# DIRECTIVE:
Starting at the first line of the listing below, repeat each line exactly until the line containing "-4.75, -4.88, -5.05, -5.16, -5.34, -5.61, -5.90]", which you include. Leave out pictures.
begin DATA SECTION
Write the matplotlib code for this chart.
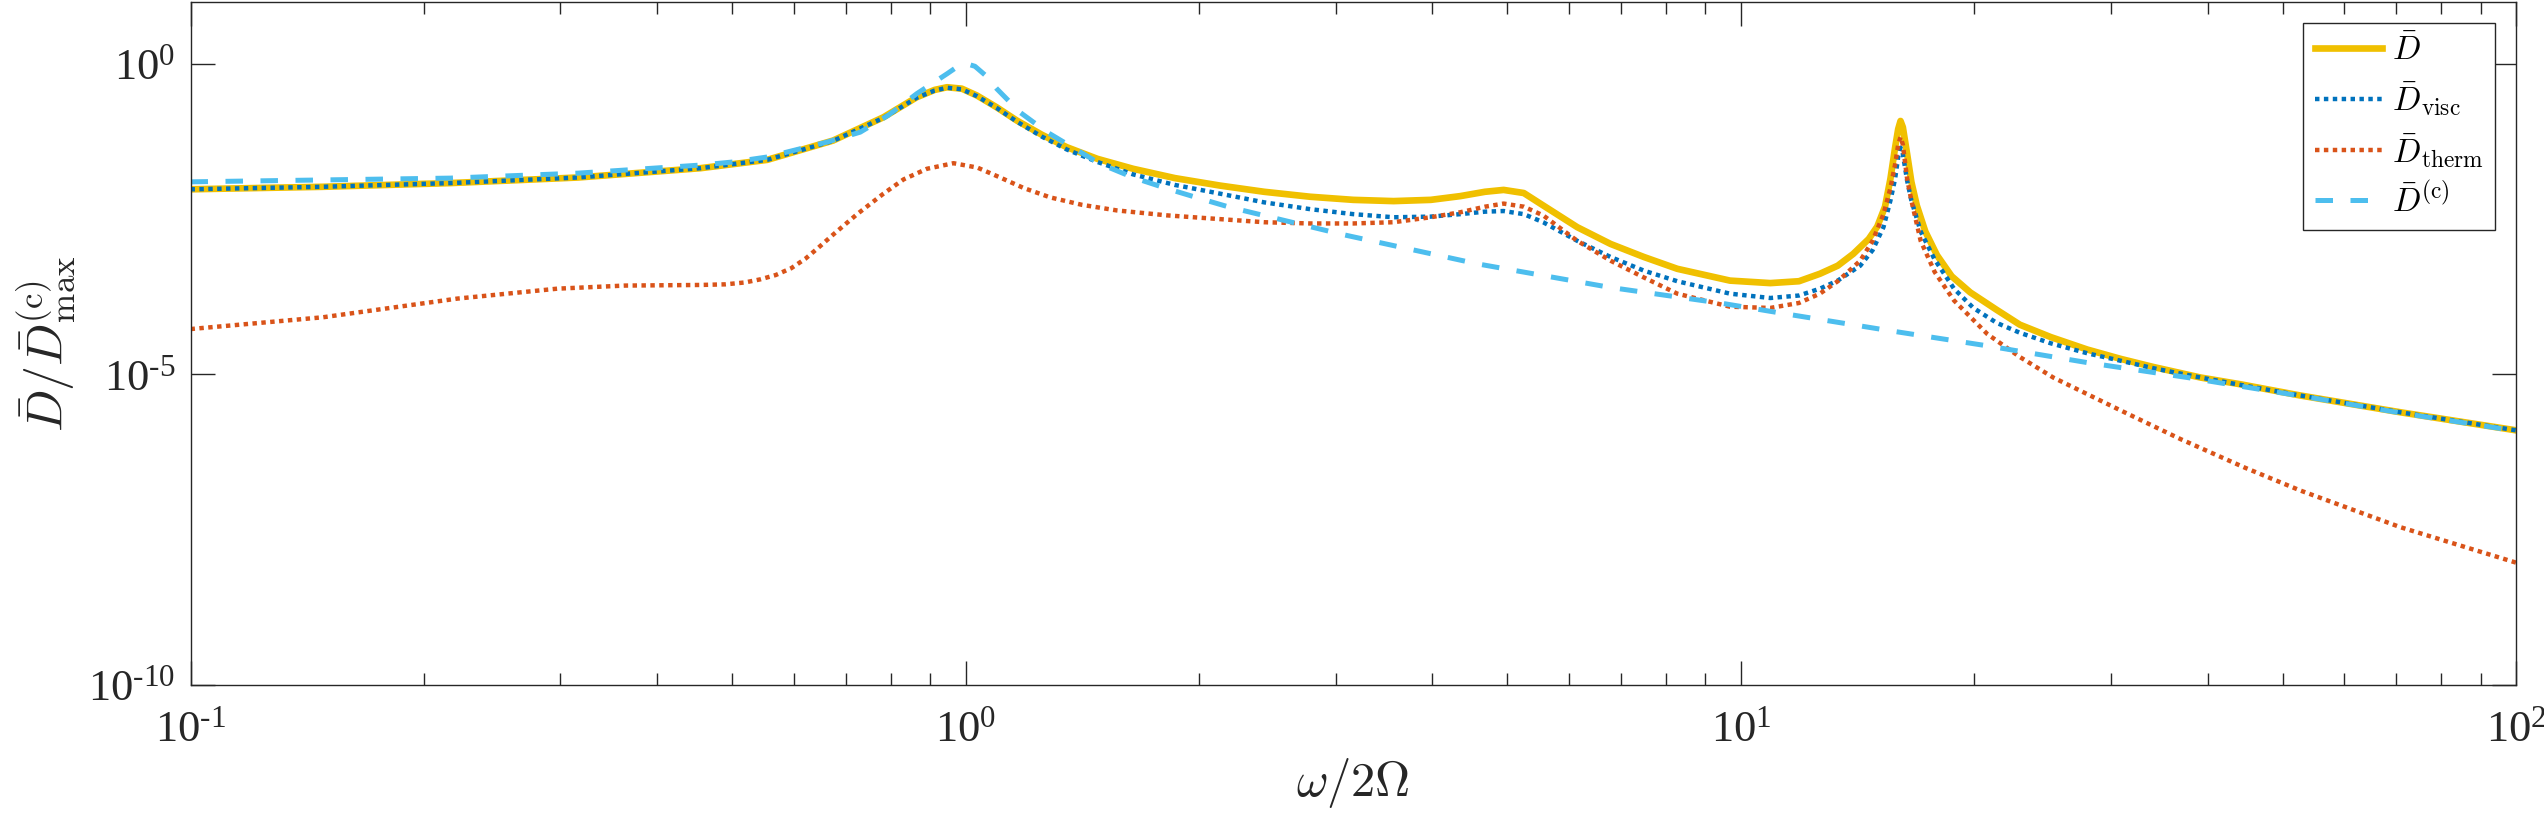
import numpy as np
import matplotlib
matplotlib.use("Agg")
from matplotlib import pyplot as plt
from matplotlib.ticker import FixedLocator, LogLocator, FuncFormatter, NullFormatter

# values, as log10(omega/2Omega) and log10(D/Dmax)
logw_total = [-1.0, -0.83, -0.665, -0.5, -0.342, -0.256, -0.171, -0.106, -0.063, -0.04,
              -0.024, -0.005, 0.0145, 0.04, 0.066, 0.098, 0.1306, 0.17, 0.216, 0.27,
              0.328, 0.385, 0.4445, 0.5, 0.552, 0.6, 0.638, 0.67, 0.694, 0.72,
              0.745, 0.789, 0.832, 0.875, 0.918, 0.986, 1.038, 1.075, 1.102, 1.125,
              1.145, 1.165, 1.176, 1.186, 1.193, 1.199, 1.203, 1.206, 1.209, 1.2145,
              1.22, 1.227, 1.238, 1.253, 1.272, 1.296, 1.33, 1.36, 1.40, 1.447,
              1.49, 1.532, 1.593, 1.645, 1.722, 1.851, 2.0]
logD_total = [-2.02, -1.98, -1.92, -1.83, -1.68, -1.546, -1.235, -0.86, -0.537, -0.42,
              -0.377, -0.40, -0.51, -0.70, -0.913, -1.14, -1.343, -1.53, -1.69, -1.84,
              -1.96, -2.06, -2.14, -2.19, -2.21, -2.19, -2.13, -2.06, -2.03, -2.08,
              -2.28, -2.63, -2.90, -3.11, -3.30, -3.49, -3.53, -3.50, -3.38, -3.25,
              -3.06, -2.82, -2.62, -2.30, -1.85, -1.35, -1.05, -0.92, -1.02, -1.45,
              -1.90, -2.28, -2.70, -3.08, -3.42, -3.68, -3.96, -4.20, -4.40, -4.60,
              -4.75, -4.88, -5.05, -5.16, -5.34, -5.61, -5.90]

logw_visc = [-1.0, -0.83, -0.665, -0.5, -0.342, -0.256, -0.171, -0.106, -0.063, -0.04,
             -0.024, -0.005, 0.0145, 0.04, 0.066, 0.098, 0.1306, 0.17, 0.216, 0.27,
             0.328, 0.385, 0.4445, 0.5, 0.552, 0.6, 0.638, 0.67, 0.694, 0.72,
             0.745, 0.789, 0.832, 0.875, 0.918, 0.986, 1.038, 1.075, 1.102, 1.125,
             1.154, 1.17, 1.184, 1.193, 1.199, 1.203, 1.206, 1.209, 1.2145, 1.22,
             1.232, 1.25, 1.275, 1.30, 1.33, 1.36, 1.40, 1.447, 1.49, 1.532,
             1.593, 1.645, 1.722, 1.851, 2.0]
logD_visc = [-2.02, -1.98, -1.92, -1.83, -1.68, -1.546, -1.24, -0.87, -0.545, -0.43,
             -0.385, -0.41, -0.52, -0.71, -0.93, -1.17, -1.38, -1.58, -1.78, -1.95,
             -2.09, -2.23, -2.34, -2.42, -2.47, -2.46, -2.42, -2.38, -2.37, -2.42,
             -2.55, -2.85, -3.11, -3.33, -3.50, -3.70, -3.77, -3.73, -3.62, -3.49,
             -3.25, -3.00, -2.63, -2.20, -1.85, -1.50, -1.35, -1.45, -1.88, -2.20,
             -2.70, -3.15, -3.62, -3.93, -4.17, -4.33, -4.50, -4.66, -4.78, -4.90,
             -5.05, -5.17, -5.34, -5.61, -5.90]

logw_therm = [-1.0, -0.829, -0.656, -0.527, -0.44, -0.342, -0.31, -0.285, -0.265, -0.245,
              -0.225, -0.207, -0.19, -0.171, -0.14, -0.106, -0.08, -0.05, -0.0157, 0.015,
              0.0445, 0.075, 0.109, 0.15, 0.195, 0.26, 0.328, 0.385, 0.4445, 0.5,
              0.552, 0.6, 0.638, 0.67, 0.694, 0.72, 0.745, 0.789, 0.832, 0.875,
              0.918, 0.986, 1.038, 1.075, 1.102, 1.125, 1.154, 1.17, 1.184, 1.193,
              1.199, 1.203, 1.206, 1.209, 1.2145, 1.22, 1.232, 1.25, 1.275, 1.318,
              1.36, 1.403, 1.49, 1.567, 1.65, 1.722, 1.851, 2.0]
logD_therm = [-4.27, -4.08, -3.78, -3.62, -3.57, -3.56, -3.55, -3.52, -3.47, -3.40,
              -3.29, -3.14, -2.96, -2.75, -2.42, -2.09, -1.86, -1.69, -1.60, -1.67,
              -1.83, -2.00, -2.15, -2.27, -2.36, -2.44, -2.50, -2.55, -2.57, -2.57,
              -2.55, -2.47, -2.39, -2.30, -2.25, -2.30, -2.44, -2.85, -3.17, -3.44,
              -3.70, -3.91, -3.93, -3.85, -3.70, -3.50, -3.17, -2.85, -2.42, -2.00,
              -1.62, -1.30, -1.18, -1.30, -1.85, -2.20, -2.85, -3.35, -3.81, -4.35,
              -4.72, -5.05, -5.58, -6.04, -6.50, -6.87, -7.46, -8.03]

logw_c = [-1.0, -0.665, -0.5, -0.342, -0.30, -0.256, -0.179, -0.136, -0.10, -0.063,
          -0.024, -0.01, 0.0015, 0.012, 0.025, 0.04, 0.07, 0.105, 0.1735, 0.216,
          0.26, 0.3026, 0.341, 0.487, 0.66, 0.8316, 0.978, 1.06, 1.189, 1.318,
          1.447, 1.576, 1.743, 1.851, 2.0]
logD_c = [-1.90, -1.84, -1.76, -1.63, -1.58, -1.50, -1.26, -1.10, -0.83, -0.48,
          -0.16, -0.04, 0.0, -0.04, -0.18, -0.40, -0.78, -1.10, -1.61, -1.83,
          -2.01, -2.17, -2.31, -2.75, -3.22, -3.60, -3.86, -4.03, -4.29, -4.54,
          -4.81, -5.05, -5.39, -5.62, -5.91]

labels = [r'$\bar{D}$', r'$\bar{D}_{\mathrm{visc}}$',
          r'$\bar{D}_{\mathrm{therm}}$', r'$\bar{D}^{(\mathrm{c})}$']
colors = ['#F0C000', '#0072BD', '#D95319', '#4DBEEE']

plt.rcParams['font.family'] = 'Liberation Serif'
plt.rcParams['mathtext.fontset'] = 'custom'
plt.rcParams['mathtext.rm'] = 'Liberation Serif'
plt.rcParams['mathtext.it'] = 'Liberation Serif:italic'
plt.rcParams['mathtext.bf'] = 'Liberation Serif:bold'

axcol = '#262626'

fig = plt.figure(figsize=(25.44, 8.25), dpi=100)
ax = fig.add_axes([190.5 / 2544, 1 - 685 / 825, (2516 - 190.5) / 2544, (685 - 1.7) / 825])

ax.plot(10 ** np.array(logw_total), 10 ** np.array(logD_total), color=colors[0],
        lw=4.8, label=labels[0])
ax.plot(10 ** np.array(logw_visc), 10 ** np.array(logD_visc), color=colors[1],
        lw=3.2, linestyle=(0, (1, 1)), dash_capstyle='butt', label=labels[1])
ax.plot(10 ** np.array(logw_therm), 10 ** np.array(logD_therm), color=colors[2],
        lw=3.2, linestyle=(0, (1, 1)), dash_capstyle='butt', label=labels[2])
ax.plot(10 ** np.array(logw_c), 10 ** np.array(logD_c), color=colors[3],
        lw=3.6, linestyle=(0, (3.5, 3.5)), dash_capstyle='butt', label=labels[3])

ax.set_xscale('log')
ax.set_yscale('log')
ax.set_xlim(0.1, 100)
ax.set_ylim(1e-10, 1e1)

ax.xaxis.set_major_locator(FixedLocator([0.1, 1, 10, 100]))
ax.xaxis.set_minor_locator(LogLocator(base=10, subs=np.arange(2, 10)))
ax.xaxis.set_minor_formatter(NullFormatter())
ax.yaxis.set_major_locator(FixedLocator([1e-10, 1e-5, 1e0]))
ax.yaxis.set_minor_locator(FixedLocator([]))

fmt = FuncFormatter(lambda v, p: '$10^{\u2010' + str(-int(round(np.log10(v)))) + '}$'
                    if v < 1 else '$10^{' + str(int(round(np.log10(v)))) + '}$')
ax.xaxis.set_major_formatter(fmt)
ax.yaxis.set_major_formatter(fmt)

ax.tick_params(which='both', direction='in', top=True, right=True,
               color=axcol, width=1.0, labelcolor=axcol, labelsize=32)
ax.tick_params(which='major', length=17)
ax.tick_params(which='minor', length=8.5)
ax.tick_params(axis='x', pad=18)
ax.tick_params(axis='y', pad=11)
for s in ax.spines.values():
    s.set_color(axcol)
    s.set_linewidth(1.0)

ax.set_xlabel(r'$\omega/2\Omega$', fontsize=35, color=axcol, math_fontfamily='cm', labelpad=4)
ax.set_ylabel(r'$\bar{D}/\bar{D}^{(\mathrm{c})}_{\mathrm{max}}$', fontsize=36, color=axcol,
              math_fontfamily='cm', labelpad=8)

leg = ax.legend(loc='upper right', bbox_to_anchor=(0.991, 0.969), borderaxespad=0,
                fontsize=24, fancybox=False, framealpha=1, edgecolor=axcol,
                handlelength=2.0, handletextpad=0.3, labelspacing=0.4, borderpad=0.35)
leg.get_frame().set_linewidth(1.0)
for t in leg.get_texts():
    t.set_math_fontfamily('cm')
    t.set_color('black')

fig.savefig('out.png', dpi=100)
end DATA SECTION
# ANSWER BELOW:
Write the matplotlib code for this chart.
import numpy as np
import matplotlib
matplotlib.use("Agg")
from matplotlib import pyplot as plt
from matplotlib.ticker import FixedLocator, LogLocator, FuncFormatter, NullFormatter

# values, as log10(omega/2Omega) and log10(D/Dmax)
logw_total = [-1.0, -0.83, -0.665, -0.5, -0.342, -0.256, -0.171, -0.106, -0.063, -0.04,
              -0.024, -0.005, 0.0145, 0.04, 0.066, 0.098, 0.1306, 0.17, 0.216, 0.27,
              0.328, 0.385, 0.4445, 0.5, 0.552, 0.6, 0.638, 0.67, 0.694, 0.72,
              0.745, 0.789, 0.832, 0.875, 0.918, 0.986, 1.038, 1.075, 1.102, 1.125,
              1.145, 1.165, 1.176, 1.186, 1.193, 1.199, 1.203, 1.206, 1.209, 1.2145,
              1.22, 1.227, 1.238, 1.253, 1.272, 1.296, 1.33, 1.36, 1.40, 1.447,
              1.49, 1.532, 1.593, 1.645, 1.722, 1.851, 2.0]
logD_total = [-2.02, -1.98, -1.92, -1.83, -1.68, -1.546, -1.235, -0.86, -0.537, -0.42,
              -0.377, -0.40, -0.51, -0.70, -0.913, -1.14, -1.343, -1.53, -1.69, -1.84,
              -1.96, -2.06, -2.14, -2.19, -2.21, -2.19, -2.13, -2.06, -2.03, -2.08,
              -2.28, -2.63, -2.90, -3.11, -3.30, -3.49, -3.53, -3.50, -3.38, -3.25,
              -3.06, -2.82, -2.62, -2.30, -1.85, -1.35, -1.05, -0.92, -1.02, -1.45,
              -1.90, -2.28, -2.70, -3.08, -3.42, -3.68, -3.96, -4.20, -4.40, -4.60,
              -4.75, -4.88, -5.05, -5.16, -5.34, -5.61, -5.90]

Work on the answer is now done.